Before the advent of thrash and death metal, some everyday-style pop songs confronted the idea of The End of All Things. Here are a few of them, selected for amusement or bemusement value:
- · The 1954 “Sh-Boom (Life Could Be a Dream)" is not really about The End of the World as We Know It, but was inspired that way. The song’s writers were sitting around in a car listening to the radio when a newscaster announced the first successful H-bomb test. A discussion followed about what kind of sound the thing might make. “Sh-Boom” was suggested, and from there, talk segued into writing a song about a girl’s big impact on some poor guy.
- ·
In
Eddie Hill’s 1959 song “Monkey Business,” male and female research Astro-chimps
(from the USA and USSR respectively) watch from the Moon as mankind bombs
himself back to the Stone Age.
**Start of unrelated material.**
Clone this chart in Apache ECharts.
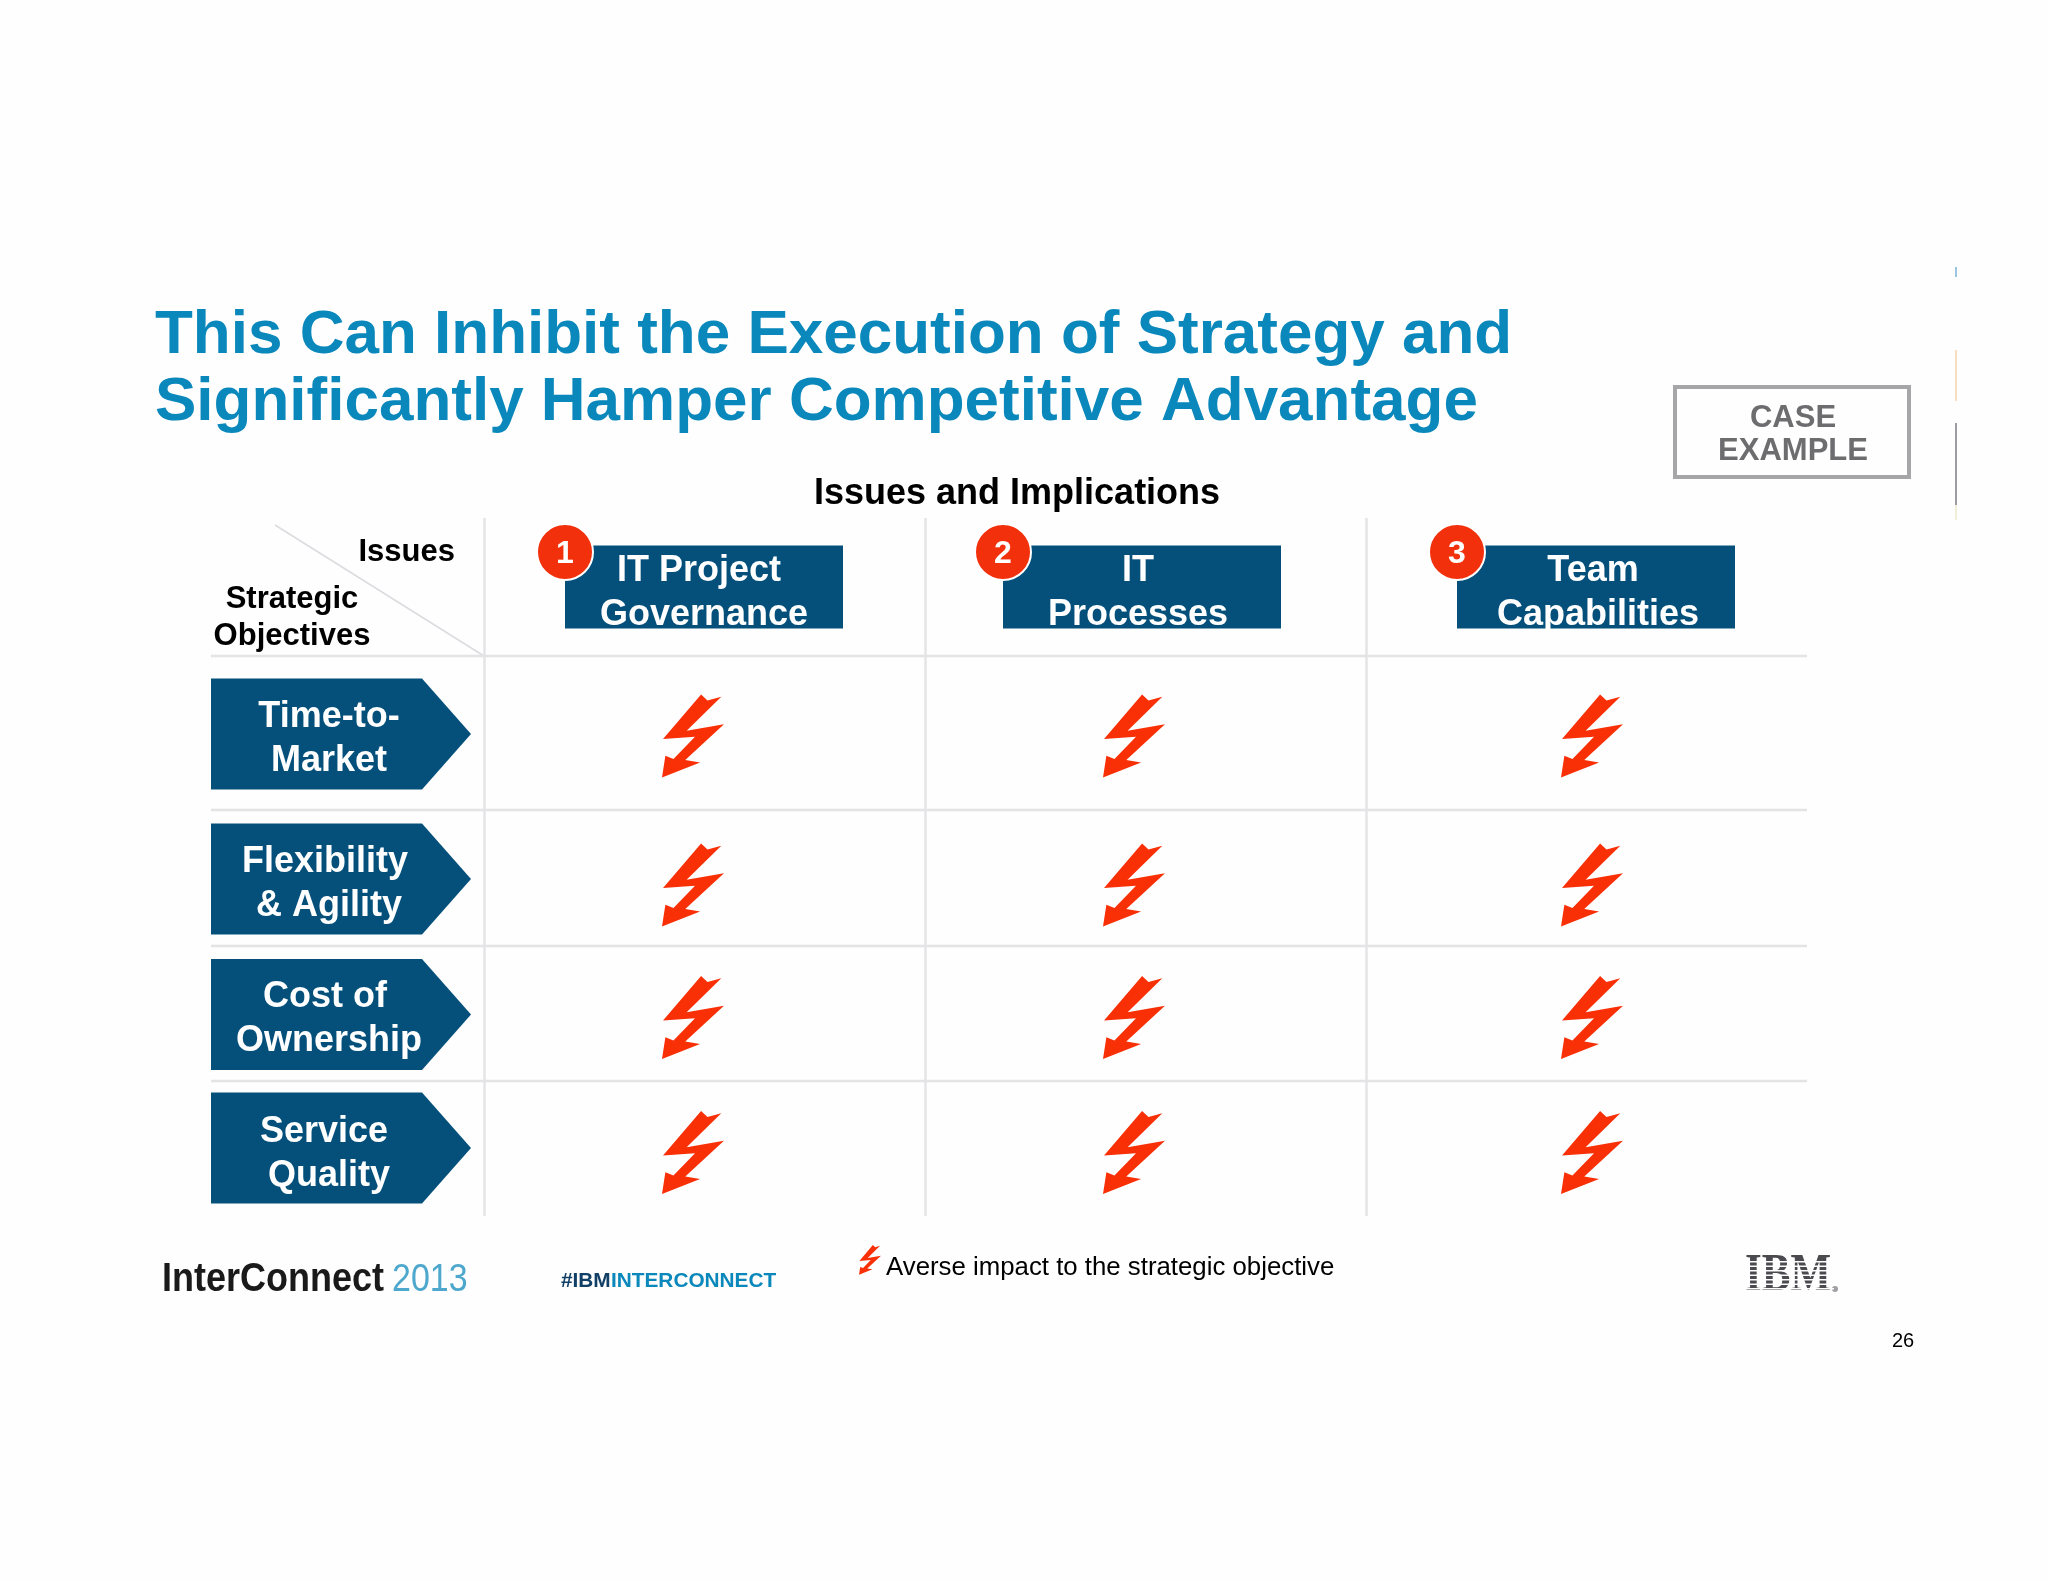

The
chimps decide to go back to Earth and start the evolutionary ladder again.
- ·
In
the 1966 song “The Year 2000,” by Estelle Bennett (also a member of the
Ronettes), the planet Earth is now completely at peace, because everybody is
dead, through war. No more wars, no more hunger, all is now at peace.
- ·
In
1961, Sammy Salvo expressed the atomic angst of several generation in his song
about how “A Mushroom Cloud” overshadowed his every attempt at happiness.
- ·
The
Shirelles in 1964 internalized the end of a love affair as “Doomsday,” listing
many familiar end-of-life scenarios in this doo-woop song. "Surely the end will come, I thought it
would be an atomic bomb, but if you should take your love away. Doomsday."
- ·
Simon
& Garfunkel’s 1964 album Wednesday Morning Three AM includes
a slice-of-life song, “The Sun Is Burning,” where everyday life continues as
normal until suddenly there are two suns in the sky—one a nuclear fireball.
- ·
“The
Cave,” by Johnny Paycheck, made it to Number 32 on 1967’s Billboard Country
Chart. It’s a first-person tale of a
fellow who goes spelunking, experiences an earthquake, and comes out to find
himself the only person alive after a nuclear exchange.
- ·
“Wooden
Ships,” from the 1969 album Crosby, Stills & Nash depicts an
encounter between soldiers of opposing armies who aren’t sure which side—if any—won
the war. They then share survival tips and join forces.
- ·
Dennis
Zager and Richard Evans’s more familiar “In the Year 2525” (1969) has become a
staple of oldies radio, describing possible changes to humanity and ending up
wondering if the Lord will just get tired of Man and say, “I guess it’s time
for the Judgment Day.”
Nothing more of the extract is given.